2^{19} -1 is an awkward kind of block size. We can extend it to 2^{19} as follows: if we find that every 19-bit prefix is represented, each of them must appear exactly once. If *d*_{0} is the first word of the data to be encoded, then we choose *y*_{0} = (*d*_{0} ⊕ 0xFFFFFFF8) >> 1. Now the first word will encode as 2^{32} -8 or 2^{32} -7, which fits below *p*, and the subsequent words will have at least one zero in the first nineteen bits of their encoding and therefore also fit below *p*.

This approach adds one word to a block of 2^{19} words, so the rate of the code is 1 – 2^{-19}, which is efficient enough for nearly any purpose. However, we can push the rate further if desired. This approach extends straightforwardly to a block size of 2^{29}, but a 64 Mbyte bitmap is impractical – the table is randomly accessed, so once it extends beyond the size of the L2 cache the software will crawl due to cache misses. Instead we use a recursive approach:

* Pass over the dataset once, counting the frequency of the 10-bit prefixes; this requires only a 4kb table

* Find the least frequent 10-bit prefix

* Pass over the dataset a second time copying the words with this prefix to an auxiliary table

* Recurse over this auxiliary table

This gives us a rate of 1 – 2^{-29}.

We can squeeze one more bit out. In a block of 2^{30}-1 words, at least one 29-bit prefix must appear at most once. In other words, there must exist a value *m* such that either

* *m* is the value of a word whose 29-bit prefix does not appear in the data, or

* *m* is the value of a word in the data whose 29-bit prefix does not appear anywhere else in the data

In either instance, we choose *y*_{0} = (*m* ⊕ 0xFFFFFFF8) >> 1. The words not equal to *m* have a different 29-bit prefix, and so they encode to values below 2^{32} -8 and thus below *p*. *m* itself will encode to either 2^{32} -8 or 2^{32} -7, which are also both below *p*.
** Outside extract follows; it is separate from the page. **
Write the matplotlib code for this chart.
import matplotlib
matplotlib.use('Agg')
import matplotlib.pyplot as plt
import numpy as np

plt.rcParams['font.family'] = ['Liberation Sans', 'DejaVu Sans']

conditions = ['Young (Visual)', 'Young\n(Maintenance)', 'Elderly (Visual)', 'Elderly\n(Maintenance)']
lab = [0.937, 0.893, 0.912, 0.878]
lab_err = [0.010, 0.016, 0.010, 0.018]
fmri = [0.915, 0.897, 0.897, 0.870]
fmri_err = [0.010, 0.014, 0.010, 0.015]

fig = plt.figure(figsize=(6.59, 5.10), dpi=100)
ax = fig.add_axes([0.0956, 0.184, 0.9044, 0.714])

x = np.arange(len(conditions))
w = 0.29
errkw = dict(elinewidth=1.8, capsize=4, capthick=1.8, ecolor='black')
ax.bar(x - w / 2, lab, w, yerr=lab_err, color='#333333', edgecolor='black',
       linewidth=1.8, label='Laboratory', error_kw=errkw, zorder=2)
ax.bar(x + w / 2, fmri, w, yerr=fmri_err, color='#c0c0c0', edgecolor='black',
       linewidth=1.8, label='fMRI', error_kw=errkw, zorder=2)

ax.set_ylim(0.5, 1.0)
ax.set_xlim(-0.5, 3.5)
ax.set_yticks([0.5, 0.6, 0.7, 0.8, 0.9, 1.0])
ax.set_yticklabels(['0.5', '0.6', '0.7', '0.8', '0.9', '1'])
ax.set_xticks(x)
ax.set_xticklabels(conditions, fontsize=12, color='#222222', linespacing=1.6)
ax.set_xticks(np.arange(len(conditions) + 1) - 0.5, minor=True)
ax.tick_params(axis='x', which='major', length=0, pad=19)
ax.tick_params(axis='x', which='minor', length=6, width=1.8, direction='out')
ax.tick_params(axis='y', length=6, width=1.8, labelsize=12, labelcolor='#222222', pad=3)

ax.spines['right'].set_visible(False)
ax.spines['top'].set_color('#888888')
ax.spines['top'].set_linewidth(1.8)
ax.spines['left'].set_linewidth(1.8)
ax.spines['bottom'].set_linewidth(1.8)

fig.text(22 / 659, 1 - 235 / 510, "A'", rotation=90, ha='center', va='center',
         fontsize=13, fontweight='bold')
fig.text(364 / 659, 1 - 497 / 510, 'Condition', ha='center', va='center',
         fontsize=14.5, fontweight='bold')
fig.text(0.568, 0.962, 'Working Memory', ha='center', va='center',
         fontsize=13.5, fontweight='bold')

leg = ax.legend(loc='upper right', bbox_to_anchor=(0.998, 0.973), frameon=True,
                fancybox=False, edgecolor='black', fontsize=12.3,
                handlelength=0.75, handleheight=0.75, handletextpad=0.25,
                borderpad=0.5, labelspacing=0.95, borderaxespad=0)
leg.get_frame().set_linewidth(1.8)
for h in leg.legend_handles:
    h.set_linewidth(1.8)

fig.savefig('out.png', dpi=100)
In summary: if you need to treat data as vectors over some field on a conventional computer architecture, it can be significantly faster to compute modulo the prime number p = 2^{32}-5 than using a field with size a power of two. You will have to encode arbitrary 32-bit words into values modulo p, but the encoding and decoding algorithms can be extremely fast, and at negligible redundancy: the rate of the code can be as high as 1 – 2^{-30}. This is particularly useful for network coding applications.

## 6 Comments

This is amazing way of conversion of elements of a 32-bit vector to GF (p)! Do you (or your company) have patented this technique or I can use it in my own software?

We haven’t patented this, AFAIK it’s free to use. Very glad someone found this useful! How did you find this post, and what application do you have in mind? Cheers!

I develop Error Correction Codes libraries for use in the distributed storage systems. I has implemented classic algorithms and my own version of Reed-Solomon codes using arithmetic in GF (2^n). My implementation is very efficient for small matrices. However, for very large amounts of data with large matrices (when the data does not fit in the L1-cache) is more efficient to use arithmetic in GF(p), where p is prime. Then will possible to make all calculations done in the registers of the processor using ordinary multiplication instructions (scalar or SSE). This due to the fact that conventional processors do not have the command to multiply elements of GF (2^n) and multiplication in GF(2^n) takes more registers/clock cycles. Your brilliant algorithm of conversion of usual data to the GF(p) simply the best!

I do not remember how I found a link to your article 🙂

Hi, we have been experimenting with using the approach presented here for a Network Coding application. How may we cite you article here – does an publication exist on this technique for encoding 32-bit values to GF(p) elements?

Best regards,

Morten

Digging up a dead post here, but it seems like an improvement can be made on this approach based on complex math:

Pick Fp s.t. i = -1 is not in Fp.

Work over Fp^2, where x in Fp^2 = a + i*b.

If a, b are 16-bit numbers, then multiplication over Fp^2 is:

(ac – bd) + i(bc + ad).

This can be done efficiently in parallel: (ac | bd) in one 64-bit multiplication for example. Or use SIMD.

The biggest advantage of Fp^2 is that taking the inverse (for division) is done over Fp. This can be accelerated in a number of ways since Fp is only 16 bits.